The Wobbly Boot Hotel is an Australian pub located in the town of Boggabilla near the state border of New South Wales and Queensland. The current concrete building was constructed in 1935 to replace a 12-room wooden hotel on the same site that was destroyed by fire in 1934, leaving the railhead town without visitor accommodation. The new hotel was designed with modern amenities (including electric lighting throughout, large balconies and a septic tank system) to help take advantage of the business opportunities brought by the recently opened Boggabilla railway line. Originally known as the Boggabilla Hotel, the name was changed to the Wobbly Boot, an Australian slang term used to describe the sensation of being drunk and unable to walk straight, during the tenure of publican Glen Bryan in the early 1980s.

In 1989, the Wobbly Boot Hotel was damaged after a fight outside the pub sparked a riot amid racial tensions related to the living conditions of Indigenous Australians at nearby Toomelah Station. Additional police were called from the towns of Moree and Goondiwindi and 11 people were charged.

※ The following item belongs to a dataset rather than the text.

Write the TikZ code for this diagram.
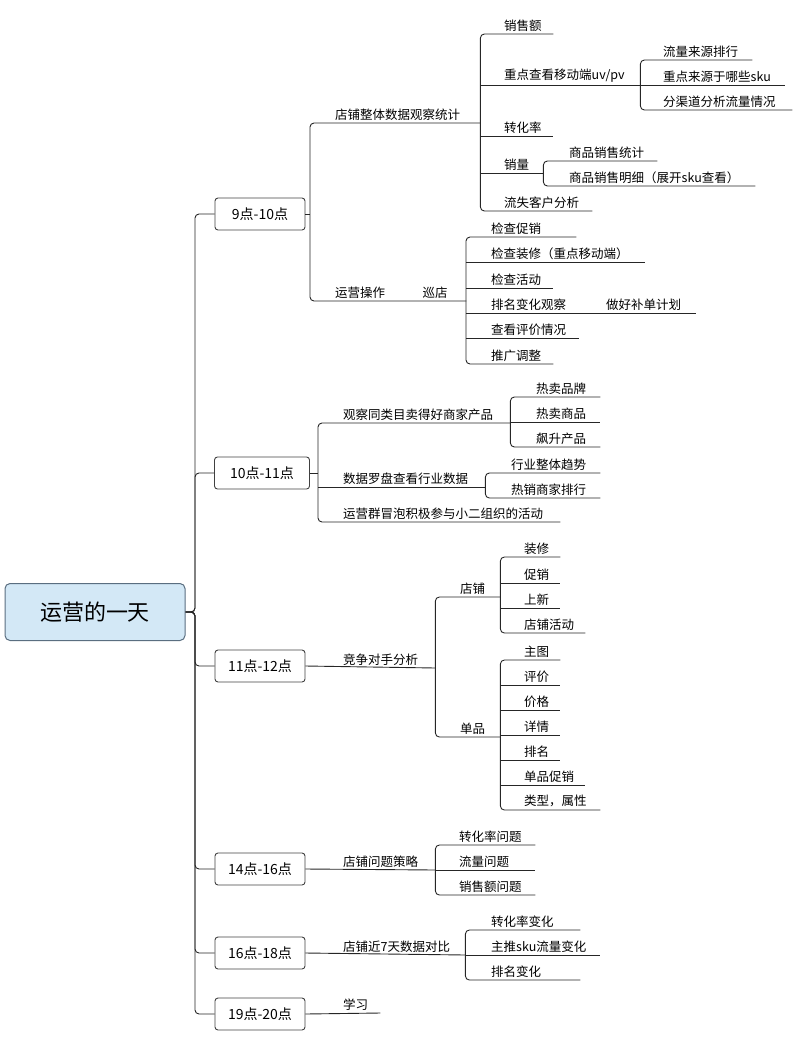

The Wobbly Boot has featured regularly in Australian media and travel blogs on lists of strange and iconic Australian pubs owing to its unusual name and notoriety as the inspiration for the Stan Coster song The Wobbly Boot Hotel.

==In popular culture==
- Country music artist Stan Coster wrote the 1982 song The Wobbly Boot Hotel about the pub while sitting at the bar at the request of publican Glen Bryan, who reportedly paid him $1000. The song has since been performed and re-released by artists including Slim Dusty and John Williamson.

- Walker Models produce 1/160 (N scale) and 1/87 (HO scale) model kits of the Wobbly Boot Hotel for use with model railways.